* [GOAL OF THE EXERCISE]:
Only the pictures are omitted; repeat all other data exactly.

* [PROVIDED DATA]:
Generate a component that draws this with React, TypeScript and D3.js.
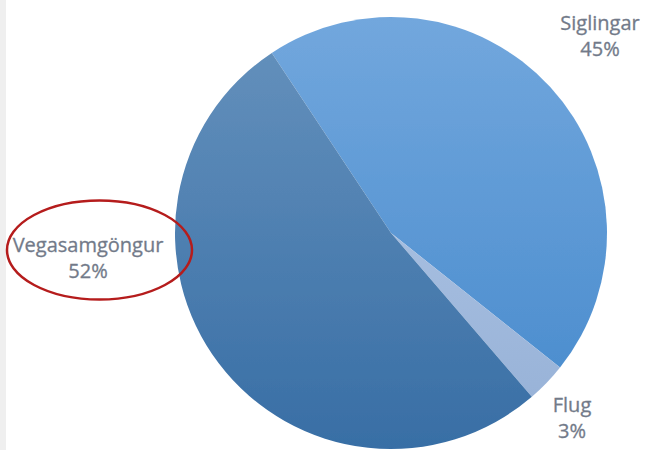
import React from 'react';
import * as d3 from 'd3';

// slice data, in drawing order (clockwise from the Siglingar edge)
const categories = ['Siglingar', 'Flug', 'Vegasamgöngur'];
const shares = [45, 3, 52];
const percentLabels = ['45%', '3%', '52%'];

const width = 646;
const height = 450;
const cx = 391;
const cy = 233;
const radius = 216;

// top / bottom gradient stops per slice
const sliceColors: Record<string, [string, string]> = {
  Siglingar: ['#72a7dd', '#4589cc'],
  Flug: ['#b6cbe9', '#95b0d6'],
  Vegasamgöngur: ['#6692bd', '#386ea5'],
};

// label anchor points (centre of the first text line's baseline)
const labelPos: Record<string, [number, number]> = {
  Siglingar: [600, 30],
  Flug: [572, 412],
  Vegasamgöngur: [88, 252],
};

const App = () => {
  const pie = d3
    .pie<number>()
    .sort(null)
    .value((d) => d)
    .startAngle((-33.5 * Math.PI) / 180)
    .endAngle(((360 - 33.5) * Math.PI) / 180);
  const arcs = pie(shares);
  const arc = d3.arc<d3.PieArcDatum<number>>().innerRadius(0).outerRadius(radius);

  return (
    <svg
      width={width}
      height={height}
      style={{ position: 'absolute', left: 0, top: 0, background: '#fff' }}
      fontFamily="'Open Sans', sans-serif"
    >
      <defs>
        {categories.map((c) => (
          <linearGradient
            key={c}
            id={`g-${c}`}
            gradientUnits="userSpaceOnUse"
            x1={0}
            y1={-radius}
            x2={0}
            y2={radius}
          >
            <stop offset="0%" stopColor={sliceColors[c][0]} />
            <stop offset="100%" stopColor={sliceColors[c][1]} />
          </linearGradient>
        ))}
        <filter id="soft" x="-5%" y="-5%" width="110%" height="110%">
          <feGaussianBlur stdDeviation="0.6" />
        </filter>
      </defs>

      <rect x={0} y={0} width={6} height={height} fill="#efefef" />

      <g transform={`translate(${cx},${cy})`} filter="url(#soft)">
        {arcs.map((a, i) => (
          <path key={categories[i]} d={arc(a) ?? ''} fill={`url(#g-${categories[i]})`} />
        ))}
      </g>

      {categories.map((c, i) => (
        <text
          key={c}
          x={labelPos[c][0]}
          y={labelPos[c][1]}
          textAnchor="middle"
          fontSize={20}
          fill="#727a89"
          stroke="#727a89"
          strokeWidth={0.3}
        >
          <tspan x={labelPos[c][0]}>{c}</tspan>
          <tspan x={labelPos[c][0]} dy={26}>
            {percentLabels[i]}
          </tspan>
        </text>
      ))}

      <ellipse cx={99.5} cy={250} rx={92.5} ry={49.5} fill="none" stroke="#b51c1c" strokeWidth={2.5} />
    </svg>
  );
};

export default App;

* [SOLUTION]:
Generate a component that draws this with React, TypeScript and D3.js.
import React from 'react';
import * as d3 from 'd3';

// slice data, in drawing order (clockwise from the Siglingar edge)
const categories = ['Siglingar', 'Flug', 'Vegasamgöngur'];
const shares = [45, 3, 52];
const percentLabels = ['45%', '3%', '52%'];

const width = 646;
const height = 450;
const cx = 391;
const cy = 233;
const radius = 216;

// top / bottom gradient stops per slice
const sliceColors: Record<string, [string, string]> = {
  Siglingar: ['#72a7dd', '#4589cc'],
  Flug: ['#b6cbe9', '#95b0d6'],
  Vegasamgöngur: ['#6692bd', '#386ea5'],
};

// label anchor points (centre of the first text line's baseline)
const labelPos: Record<string, [number, number]> = {
  Siglingar: [600, 30],
  Flug: [572, 412],
  Vegasamgöngur: [88, 252],
};

const App = () => {
  const pie = d3
    .pie<number>()
    .sort(null)
    .value((d) => d)
    .startAngle((-33.5 * Math.PI) / 180)
    .endAngle(((360 - 33.5) * Math.PI) / 180);
  const arcs = pie(shares);
  const arc = d3.arc<d3.PieArcDatum<number>>().innerRadius(0).outerRadius(radius);

  return (
    <svg
      width={width}
      height={height}
      style={{ position: 'absolute', left: 0, top: 0, background: '#fff' }}
      fontFamily="'Open Sans', sans-serif"
    >
      <defs>
        {categories.map((c) => (
          <linearGradient
            key={c}
            id={`g-${c}`}
            gradientUnits="userSpaceOnUse"
            x1={0}
            y1={-radius}
            x2={0}
            y2={radius}
          >
            <stop offset="0%" stopColor={sliceColors[c][0]} />
            <stop offset="100%" stopColor={sliceColors[c][1]} />
          </linearGradient>
        ))}
        <filter id="soft" x="-5%" y="-5%" width="110%" height="110%">
          <feGaussianBlur stdDeviation="0.6" />
        </filter>
      </defs>

      <rect x={0} y={0} width={6} height={height} fill="#efefef" />

      <g transform={`translate(${cx},${cy})`} filter="url(#soft)">
        {arcs.map((a, i) => (
          <path key={categories[i]} d={arc(a) ?? ''} fill={`url(#g-${categories[i]})`} />
        ))}
      </g>

      {categories.map((c, i) => (
        <text
          key={c}
          x={labelPos[c][0]}
          y={labelPos[c][1]}
          textAnchor="middle"
          fontSize={20}
          fill="#727a89"
          stroke="#727a89"
          strokeWidth={0.3}
        >
          <tspan x={labelPos[c][0]}>{c}</tspan>
          <tspan x={labelPos[c][0]} dy={26}>
            {percentLabels[i]}
          </tspan>
        </text>
      ))}

      <ellipse cx={99.5} cy={250} rx={92.5} ry={49.5} fill="none" stroke="#b51c1c" strokeWidth={2.5} />
    </svg>
  );
};

export default App;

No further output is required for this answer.